Madam Speaker, I appreciate both the comment made by the previous member and the question just asked by the member from my home province of Saskatchewan.
With respect to the situation prevailing at this present moment the short answer to the member's question is that the new regime under GATT has not yet come into effect. The implementation date is July 1995, so the benefits we hope to achieve and that I mentioned in my speech will be forthcoming after implementation. I would dearly love to see those benefits come in advance but unfortunately we cannot get them until the process actually gets into place.
On the question of whether we have given up our ability to have import controls under article XI where other countries have not given up corresponding things, the facts are that all countries have surrendered their rights to have those kinds of border restrictions. In Canada those restrictions related to our supply managed sectors under the auspices of article XI.

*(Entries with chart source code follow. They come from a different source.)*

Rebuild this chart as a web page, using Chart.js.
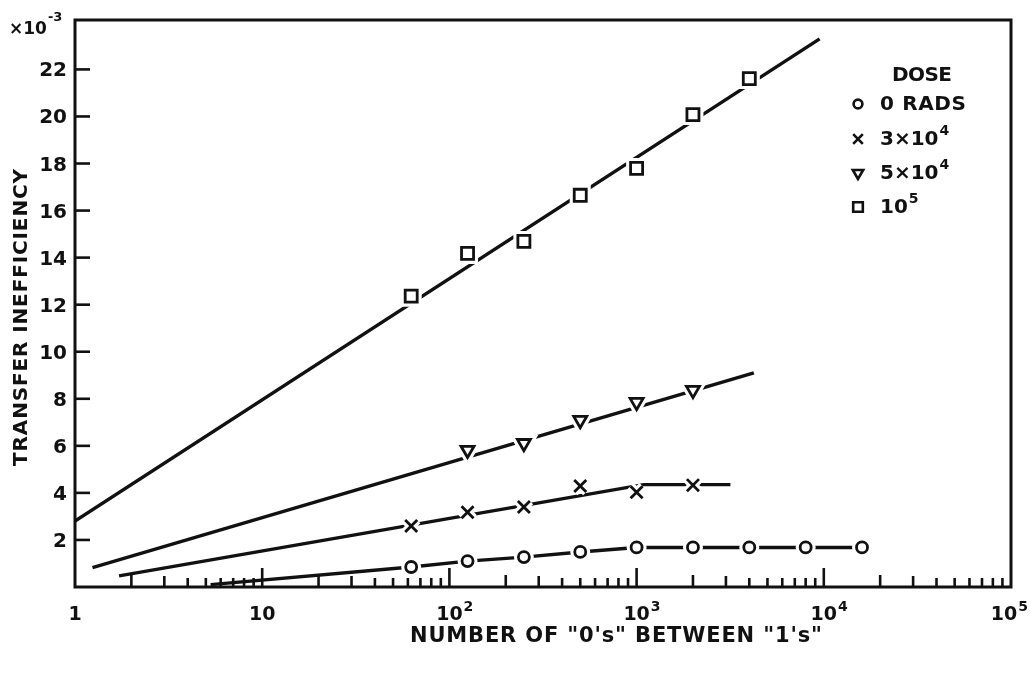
<!DOCTYPE html>
<html>
<head>
<meta charset="utf-8">
<title>Transfer inefficiency vs number of 0's</title>
<script src="https://cdn.jsdelivr.net/npm/chart.js@4.4.1/dist/chart.umd.min.js"></script>
<style>
  html, body { margin: 0; padding: 0; background: #fff; }
  canvas { display: block; }
</style>
</head>
<body>
<canvas id="chart" width="1030" height="674"></canvas>
<script>
// measured points (x = number of 0's, y = transfer inefficiency x10^-3)
const runs0   = [62.5, 125, 250, 500, 1000, 2000, 4000, 8000, 16000];
const dose0   = [0.85, 1.10, 1.27, 1.49, 1.68, 1.68, 1.68, 1.68, 1.68];
const runs3e4 = [62.5, 125, 250, 500, 1000, 2000];
const dose3e4 = [2.59, 3.18, 3.40, 4.29, 4.03, 4.33];
const runs5e4 = [125, 250, 500, 1000, 2000];
const dose5e4 = [5.82, 6.11, 7.09, 7.86, 8.37];
const runs1e5 = [62.5, 125, 250, 500, 1000, 2000, 4000];
const dose1e5 = [12.36, 14.18, 14.69, 16.65, 17.79, 20.08, 21.61];

// hand-drawn fit lines
const fit0X   = [5.3, 62.5, 125, 250, 500, 1000, 16000];
const fit0Y   = [0.10, 0.85, 1.10, 1.27, 1.49, 1.68, 1.68];
const fit3e4X = [1.72, 1090, 3170];
const fit3e4Y = [0.47, 4.35, 4.35];
const fit5e4X = [1.24, 4230];
const fit5e4Y = [0.82, 9.1];
const fit1e5X = [1, 9500];
const fit1e5Y = [2.8, 23.3];

// axes
const xTickValues = [1, 10, 100, 1000, 10000, 100000];
const xTickBase   = ['1', '10', '10', '10', '10', '10'];
const xTickExp    = ['', '', '2', '3', '4', '5'];
const yTickValues = [2, 4, 6, 8, 10, 12, 14, 16, 18, 20, 22];
const yTickLabels = ['2', '4', '6', '8', '10', '12', '14', '16', '18', '20', '22'];

const legendTitle = 'DOSE';
const legendBase  = ['0 RADS', '3×10', '5×10', '10'];
const legendExp   = ['', '4', '4', '5'];

const INK  = '#111';
const FONT = '"DejaVu Sans", "Liberation Sans", sans-serif';
const bold = px => 'bold ' + px + 'px ' + FONT;

const zip = (xs, ys) => xs.map((x, i) => ({ x, y: ys[i] }));

const markers = [
  { pts: zip(runs0, dose0),     style: 'circle',   radius: 5.5, rot: 0 },
  { pts: zip(runs3e4, dose3e4), style: 'crossRot', radius: 8.5, rot: 0 },
  { pts: zip(runs5e4, dose5e4), style: 'triangle', radius: 7.5, rot: 180 },
  { pts: zip(runs1e5, dose1e5), style: 'rect',     radius: 8.5, rot: 0 },
];
const fits = [zip(fit0X, fit0Y), zip(fit3e4X, fit3e4Y), zip(fit5e4X, fit5e4Y), zip(fit1e5X, fit1e5Y)];

const datasets = [];
markers.forEach(m => {
  datasets.push({
    data: m.pts, order: 0, showLine: false,
    pointStyle: m.style, pointRotation: m.rot, pointRadius: m.radius,
    pointBackgroundColor: '#fff', pointBorderColor: INK, pointBorderWidth: 2.8,
  });
  datasets.push({
    data: m.pts, order: 1, showLine: false,
    pointStyle: m.style, pointRotation: m.rot, pointRadius: m.radius,
    pointBackgroundColor: '#fff', pointBorderColor: '#fff', pointBorderWidth: 9,
  });
});
fits.forEach(f => {
  datasets.push({
    data: f, order: 2, showLine: true, borderColor: INK, borderWidth: 3.4,
    pointRadius: 0, tension: 0,
  });
});

function spacedText(ctx, text, x, y, target) {
  ctx.letterSpacing = '0px';
  const w = ctx.measureText(text).width;
  if (target && text.length > 1) {
    ctx.letterSpacing = ((target - w) / (text.length - 1)).toFixed(2) + 'px';
  }
  ctx.fillText(text, x, y);
  ctx.letterSpacing = '0px';
}

const inkPlugin = {
  id: 'ink',
  beforeDatasetsDraw(chart) {
    const { ctx, chartArea: a, scales: { x, y } } = chart;
    ctx.save();
    ctx.strokeStyle = INK;
    ctx.lineWidth = 3;
    ctx.strokeRect(a.left, a.top, a.right - a.left, a.bottom - a.top);

    ctx.lineWidth = 2.6;
    yTickValues.forEach(v => {
      const py = y.getPixelForValue(v);
      ctx.beginPath(); ctx.moveTo(a.left, py); ctx.lineTo(a.left + 15, py); ctx.stroke();
    });

    for (let d = 0; d < 5; d++) {
      for (let m = 1; m <= 9; m++) {
        if (d === 0 && m === 1) continue;
        const px = x.getPixelForValue(m * Math.pow(10, d));
        const len = m === 1 ? 19 : m === 2 ? 12 : m === 3 ? 11 : 9;
        ctx.beginPath(); ctx.moveTo(px, a.bottom); ctx.lineTo(px, a.bottom - len); ctx.stroke();
      }
    }
    ctx.restore();
  },
  afterDraw(chart) {
    const { ctx, chartArea: a, scales: { x, y } } = chart;
    ctx.save();
    ctx.fillStyle = INK;

    // y tick labels
    ctx.font = bold(20);
    ctx.textAlign = 'right';
    ctx.textBaseline = 'alphabetic';
    yTickValues.forEach((v, i) => {
      ctx.fillText(yTickLabels[i], a.left - 8, y.getPixelForValue(v) + 7);
    });

    // x tick labels with exponents
    xTickValues.forEach((v, i) => {
      const px = x.getPixelForValue(v);
      ctx.font = bold(19);
      const bw = ctx.measureText(xTickBase[i]).width;
      ctx.font = bold(14);
      const ew = xTickExp[i] ? ctx.measureText(xTickExp[i]).width : 0;
      let left = px - bw / 2;
      if (left + bw + ew > 1027) left = 1027 - bw - ew;
      ctx.textAlign = 'left';
      ctx.font = bold(19);
      ctx.fillText(xTickBase[i], left, 620);
      if (xTickExp[i]) {
        ctx.font = bold(14);
        ctx.fillText(xTickExp[i], left + bw + 1, 611);
      }
    });

    // multiplier
    ctx.textAlign = 'left';
    ctx.font = bold(17);
    ctx.fillText('×10', 9, 34);
    const mw = ctx.measureText('×10').width;
    ctx.font = bold(13);
    ctx.fillText('-3', 9 + mw + 1, 21);

    // axis titles
    ctx.font = bold(21);
    ctx.textAlign = 'left';
    ctx.textBaseline = 'middle';
    spacedText(ctx, 'NUMBER OF "0\'s" BETWEEN "1\'s"', 410, 637, 412);

    ctx.save();
    ctx.translate(22, 318);
    ctx.rotate(-Math.PI / 2);
    ctx.font = bold(20);
    spacedText(ctx, 'TRANSFER INEFFICIENCY', -148, 0, 297);
    ctx.restore();

    // legend
    ctx.font = bold(20);
    ctx.textAlign = 'left';
    ctx.textBaseline = 'middle';
    spacedText(ctx, legendTitle, 892, 76, 60);
    const rows = [104, 139, 173, 207];
    markers.forEach((m, i) => {
      const ly = rows[i];
      ctx.strokeStyle = INK;
      ctx.fillStyle = '#fff';
      ctx.lineWidth = 2.6;
      if (Chart.helpers && Chart.helpers.drawPoint) {
        Chart.helpers.drawPoint(ctx, {
          pointStyle: m.style, rotation: m.rot, radius: m.radius * 0.8, borderWidth: 2.6,
        }, 858, ly);
      }
      ctx.fillStyle = INK;
      ctx.font = bold(20);
      spacedText(ctx, legendBase[i], 880, ly + 1, i === 0 ? 86 : 0);
      if (legendExp[i]) {
        const bw = ctx.measureText(legendBase[i]).width;
        ctx.font = bold(14);
        ctx.fillText(legendExp[i], 880 + bw + 1, ly - 8);
      }
    });
    ctx.restore();
  },
};

new Chart(document.getElementById('chart'), {
  type: 'scatter',
  data: { datasets },
  options: {
    responsive: false,
    animation: false,
    events: [],
    layout: { padding: { left: 75, top: 20, right: 19, bottom: 87 } },
    plugins: { legend: { display: false }, tooltip: { enabled: false } },
    scales: {
      x: { type: 'logarithmic', min: 1, max: 100000, display: false },
      y: { type: 'linear', min: 0, max: 24.1, display: false },
    },
  },
  plugins: [inkPlugin],
});
</script>
</body>
</html>
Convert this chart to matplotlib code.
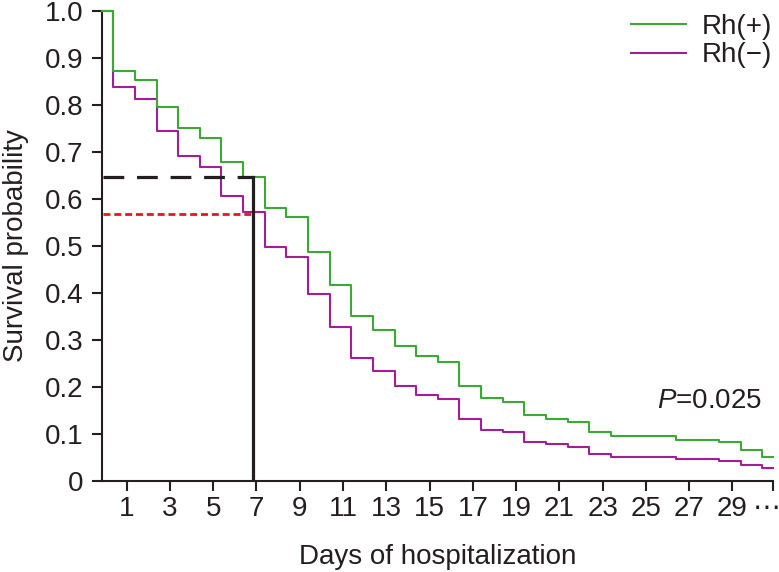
import numpy as np
import matplotlib
matplotlib.use('Agg')
import matplotlib.pyplot as plt
from matplotlib.transforms import ScaledTranslation

plt.rcParams['font.family'] = ['Liberation Sans', 'DejaVu Sans']
plt.rcParams['mathtext.fontset'] = 'custom'
plt.rcParams['mathtext.it'] = 'Liberation Sans:italic'
plt.rcParams['mathtext.rm'] = 'Liberation Sans'

# day on which each drop happens (end of day)
days = [1, 2, 3, 4, 5, 6, 7, 8, 9, 10, 11, 12, 13, 14, 15, 16,
        17, 18, 19, 20, 21, 22, 23, 24, 25, 26, 27, 28, 29, 30, 31]

surv_pos = [0.871, 0.852, 0.794, 0.751, 0.729, 0.678, 0.645, 0.581, 0.560, 0.487,
            0.417, 0.351, 0.320, 0.287, 0.266, 0.253, 0.202, 0.175, 0.167, 0.139,
            0.131, 0.124, 0.103, 0.095, 0.095, 0.095, 0.087, 0.087, 0.081, 0.065,
            0.051]

surv_neg = [0.837, 0.813, 0.744, 0.691, 0.668, 0.606, 0.571, 0.496, 0.475, 0.397,
            0.327, 0.260, 0.233, 0.202, 0.183, 0.173, 0.130, 0.107, 0.1025, 0.081,
            0.077, 0.072, 0.056, 0.051, 0.051, 0.051, 0.046, 0.046, 0.042, 0.033,
            0.026]

tick_days = [1, 3, 5, 7, 9, 11, 13, 15, 17, 19, 21, 23, 25, 27, 29]
tick_labels = ['1', '3', '5', '7', '9', '11', '13', '15', '17', '19', '21',
               '23', '25', '27', '29']

# reference lines (day of hospitalization, survival of each group)
ref_day = 6.82
ref_pos = 0.645
ref_neg = 0.568

green = '#3aa935'
magenta = '#a21d96'
ink = '#231f20'

x0, x1 = -0.156, 30.89
shift = 0.62  # drops fall a bit before the labelled day

fig = plt.figure(figsize=(7.79, 5.72), dpi=100)
ax = fig.add_axes([0.13055, 0.15996, 0.86213, 0.82133])

xs = np.concatenate([[x0], np.array(days) - shift, [x1]])
yp = np.concatenate([[1.0], surv_pos, [surv_pos[-1]]])
yn = np.concatenate([[1.0], surv_neg, [surv_neg[-1]]])

l_neg, = ax.step(xs, yn, where='post', color=magenta, lw=1.5, clip_on=False, zorder=3)
l_pos, = ax.step(xs, yp, where='post', color=green, lw=1.5, clip_on=False, zorder=4)

# median-like reference lines
ax.plot([x0 + 0.08, ref_day + 0.02], [ref_pos, ref_pos], color=ink, lw=2.3,
        dashes=(6.5, 4.0), zorder=5)
ax.plot([x0 + 0.08, ref_day], [ref_neg, ref_neg], color='#e8141e', lw=2.0,
        dashes=(2.5, 1.4), zorder=5)
ax.plot([ref_day, ref_day], [0, ref_pos], color=ink, lw=2.3, zorder=6,
        solid_capstyle='projecting')

ax.set_xlim(x0, x1)
ax.set_ylim(0, 1.0)
ax.set_xticks(tick_days + [x1])
ax.set_xticklabels(tick_labels + ['\u22ef'])
ax.set_yticks(np.arange(0, 1.01, 0.1))
ax.set_yticklabels(['0'] + ['%.1f' % v for v in np.arange(0.1, 1.01, 0.1)])

for s in ['top', 'right']:
    ax.spines[s].set_visible(False)
for s in ['left', 'bottom']:
    ax.spines[s].set_linewidth(1.5)
    ax.spines[s].set_color(ink)
ax.tick_params(direction='out', length=7.2, width=1.5, color=ink,
               labelsize=20, labelcolor=ink)
ax.tick_params(axis='x', pad=4)
ax.tick_params(axis='y', pad=6)

# keep the trailing ellipsis inside the figure
last = ax.get_xticklabels()[-1]
last.set_ha('right')
last.set_transform(last.get_transform() + ScaledTranslation(5 / 72, 0, fig.dpi_scale_trans))

ax.set_xlabel('Days of hospitalization', fontsize=20, color=ink, labelpad=16)
ax.set_ylabel('Survival probability', fontsize=20, color=ink, labelpad=11)

ax.text(x1 - 0.5, 0.17, r'$\it{P}$=0.025', fontsize=20, color=ink,
        ha='right', va='center')

leg = ax.legend([l_pos, l_neg], ['Rh(+)', 'Rh(\u2212)'], loc='upper right',
                bbox_to_anchor=(1.027, 1.035), frameon=False, fontsize=20,
                handlelength=2.0, handletextpad=0.55, labelspacing=0.1,
                borderpad=0.2)
for t in leg.get_texts():
    t.set_color(ink)

fig.savefig('out.png', dpi=100)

In the United States it is the section 22 waiver under the U.S. agricultural adjustment act. In Europe it is the system of variable levies. In Japan and Korea it is the limitation system they had with respect to rice. All those methods previously used as non-tariff barriers will no longer be permissible in future under the new GATT once it is implemented in 1995. All of us have surrendered something in that regard, getting instead this system of comprehensive tariffication.
Will there be aberrations along the way? Undoubtedly so. We will have to be vigilant, to watch out, to make sure that this playing field is as level as it possibly can be. One thing we do have to assist us in that regard now, or when the GATT is implemented, is a new world trade organization which should be a substantial improvement over the ad hoc and undisciplined system that used to exist in the past.